▸ **Rows from a dataset of charts and code**:
--------------------------------

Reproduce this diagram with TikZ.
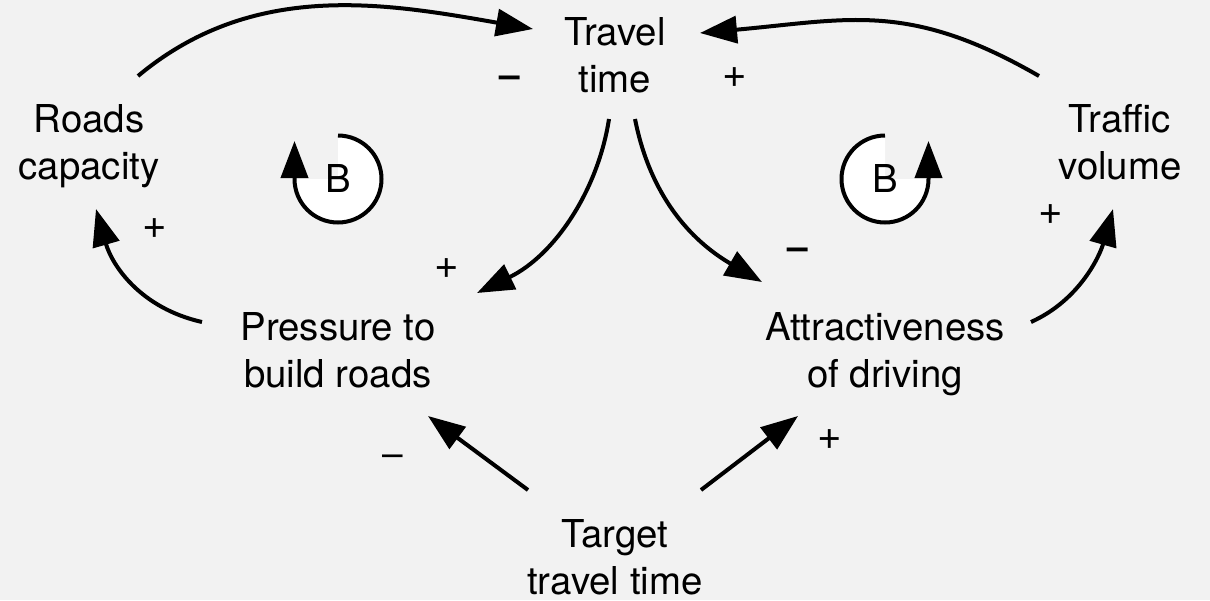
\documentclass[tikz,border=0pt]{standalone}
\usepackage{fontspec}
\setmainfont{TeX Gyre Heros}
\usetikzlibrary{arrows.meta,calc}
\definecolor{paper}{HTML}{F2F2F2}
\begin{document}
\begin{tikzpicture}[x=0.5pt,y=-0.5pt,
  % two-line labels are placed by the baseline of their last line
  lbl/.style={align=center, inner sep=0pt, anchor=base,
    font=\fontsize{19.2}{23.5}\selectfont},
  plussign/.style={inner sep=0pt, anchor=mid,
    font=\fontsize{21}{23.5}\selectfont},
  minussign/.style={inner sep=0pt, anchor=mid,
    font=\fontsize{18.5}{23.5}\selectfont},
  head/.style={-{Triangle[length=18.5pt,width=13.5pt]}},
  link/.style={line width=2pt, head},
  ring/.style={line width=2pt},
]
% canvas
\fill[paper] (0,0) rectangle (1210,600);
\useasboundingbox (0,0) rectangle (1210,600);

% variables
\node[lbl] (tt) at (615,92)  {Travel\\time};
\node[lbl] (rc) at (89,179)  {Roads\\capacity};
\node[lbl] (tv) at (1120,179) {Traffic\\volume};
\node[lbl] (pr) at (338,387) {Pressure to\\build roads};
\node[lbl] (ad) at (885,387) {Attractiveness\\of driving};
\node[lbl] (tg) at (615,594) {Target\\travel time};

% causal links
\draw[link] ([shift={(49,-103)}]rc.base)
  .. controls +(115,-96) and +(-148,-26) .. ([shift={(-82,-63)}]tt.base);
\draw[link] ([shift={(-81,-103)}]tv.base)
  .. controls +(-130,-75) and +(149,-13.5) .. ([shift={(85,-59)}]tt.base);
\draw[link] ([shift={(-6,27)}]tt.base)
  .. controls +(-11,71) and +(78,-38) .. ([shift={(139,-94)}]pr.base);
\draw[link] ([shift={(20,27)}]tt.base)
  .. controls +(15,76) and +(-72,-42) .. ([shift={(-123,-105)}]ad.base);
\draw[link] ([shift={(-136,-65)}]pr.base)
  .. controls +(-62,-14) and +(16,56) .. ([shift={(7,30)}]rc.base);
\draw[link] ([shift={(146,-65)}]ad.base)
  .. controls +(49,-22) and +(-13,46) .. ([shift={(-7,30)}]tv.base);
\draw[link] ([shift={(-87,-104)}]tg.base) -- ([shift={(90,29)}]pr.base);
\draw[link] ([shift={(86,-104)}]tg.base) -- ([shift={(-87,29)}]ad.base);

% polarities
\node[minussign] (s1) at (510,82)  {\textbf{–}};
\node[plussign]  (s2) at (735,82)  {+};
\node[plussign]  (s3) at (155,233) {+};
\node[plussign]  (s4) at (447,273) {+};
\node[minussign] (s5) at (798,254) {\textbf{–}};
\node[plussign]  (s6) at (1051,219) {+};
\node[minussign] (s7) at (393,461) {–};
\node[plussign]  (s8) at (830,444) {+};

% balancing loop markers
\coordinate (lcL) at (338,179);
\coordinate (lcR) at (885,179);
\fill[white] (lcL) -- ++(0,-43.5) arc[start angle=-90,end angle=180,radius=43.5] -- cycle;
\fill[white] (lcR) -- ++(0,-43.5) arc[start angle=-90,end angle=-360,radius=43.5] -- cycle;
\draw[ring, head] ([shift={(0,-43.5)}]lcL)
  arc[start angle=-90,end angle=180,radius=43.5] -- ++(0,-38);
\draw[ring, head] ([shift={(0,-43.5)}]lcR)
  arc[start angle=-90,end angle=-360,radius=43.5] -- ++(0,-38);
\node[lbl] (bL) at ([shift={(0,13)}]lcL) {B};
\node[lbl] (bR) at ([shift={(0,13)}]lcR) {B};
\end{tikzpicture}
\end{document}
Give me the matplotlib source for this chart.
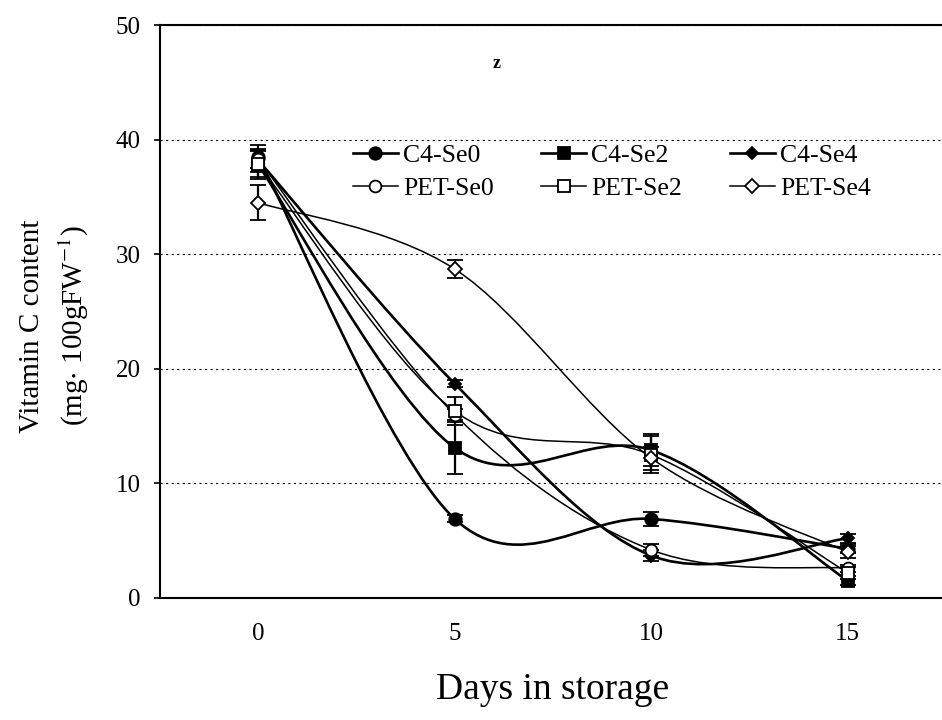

--------------------------------

▸ **Job**: Omit every image. Quote each record exactly.

▸ **Correct output**:
Reproduce this diagram with TikZ.
\documentclass[tikz,border=0pt]{standalone}
\usepackage{fontspec}
\setmainfont{TeX Gyre Heros}
\usetikzlibrary{arrows.meta,calc}
\definecolor{paper}{HTML}{F2F2F2}
\begin{document}
\begin{tikzpicture}[x=0.5pt,y=-0.5pt,
  % two-line labels are placed by the baseline of their last line
  lbl/.style={align=center, inner sep=0pt, anchor=base,
    font=\fontsize{19.2}{23.5}\selectfont},
  plussign/.style={inner sep=0pt, anchor=mid,
    font=\fontsize{21}{23.5}\selectfont},
  minussign/.style={inner sep=0pt, anchor=mid,
    font=\fontsize{18.5}{23.5}\selectfont},
  head/.style={-{Triangle[length=18.5pt,width=13.5pt]}},
  link/.style={line width=2pt, head},
  ring/.style={line width=2pt},
]
% canvas
\fill[paper] (0,0) rectangle (1210,600);
\useasboundingbox (0,0) rectangle (1210,600);

% variables
\node[lbl] (tt) at (615,92)  {Travel\\time};
\node[lbl] (rc) at (89,179)  {Roads\\capacity};
\node[lbl] (tv) at (1120,179) {Traffic\\volume};
\node[lbl] (pr) at (338,387) {Pressure to\\build roads};
\node[lbl] (ad) at (885,387) {Attractiveness\\of driving};
\node[lbl] (tg) at (615,594) {Target\\travel time};

% causal links
\draw[link] ([shift={(49,-103)}]rc.base)
  .. controls +(115,-96) and +(-148,-26) .. ([shift={(-82,-63)}]tt.base);
\draw[link] ([shift={(-81,-103)}]tv.base)
  .. controls +(-130,-75) and +(149,-13.5) .. ([shift={(85,-59)}]tt.base);
\draw[link] ([shift={(-6,27)}]tt.base)
  .. controls +(-11,71) and +(78,-38) .. ([shift={(139,-94)}]pr.base);
\draw[link] ([shift={(20,27)}]tt.base)
  .. controls +(15,76) and +(-72,-42) .. ([shift={(-123,-105)}]ad.base);
\draw[link] ([shift={(-136,-65)}]pr.base)
  .. controls +(-62,-14) and +(16,56) .. ([shift={(7,30)}]rc.base);
\draw[link] ([shift={(146,-65)}]ad.base)
  .. controls +(49,-22) and +(-13,46) .. ([shift={(-7,30)}]tv.base);
\draw[link] ([shift={(-87,-104)}]tg.base) -- ([shift={(90,29)}]pr.base);
\draw[link] ([shift={(86,-104)}]tg.base) -- ([shift={(-87,29)}]ad.base);

% polarities
\node[minussign] (s1) at (510,82)  {\textbf{–}};
\node[plussign]  (s2) at (735,82)  {+};
\node[plussign]  (s3) at (155,233) {+};
\node[plussign]  (s4) at (447,273) {+};
\node[minussign] (s5) at (798,254) {\textbf{–}};
\node[plussign]  (s6) at (1051,219) {+};
\node[minussign] (s7) at (393,461) {–};
\node[plussign]  (s8) at (830,444) {+};

% balancing loop markers
\coordinate (lcL) at (338,179);
\coordinate (lcR) at (885,179);
\fill[white] (lcL) -- ++(0,-43.5) arc[start angle=-90,end angle=180,radius=43.5] -- cycle;
\fill[white] (lcR) -- ++(0,-43.5) arc[start angle=-90,end angle=-360,radius=43.5] -- cycle;
\draw[ring, head] ([shift={(0,-43.5)}]lcL)
  arc[start angle=-90,end angle=180,radius=43.5] -- ++(0,-38);
\draw[ring, head] ([shift={(0,-43.5)}]lcR)
  arc[start angle=-90,end angle=-360,radius=43.5] -- ++(0,-38);
\node[lbl] (bL) at ([shift={(0,13)}]lcL) {B};
\node[lbl] (bR) at ([shift={(0,13)}]lcR) {B};
\end{tikzpicture}
\end{document}
Give me the matplotlib source for this chart.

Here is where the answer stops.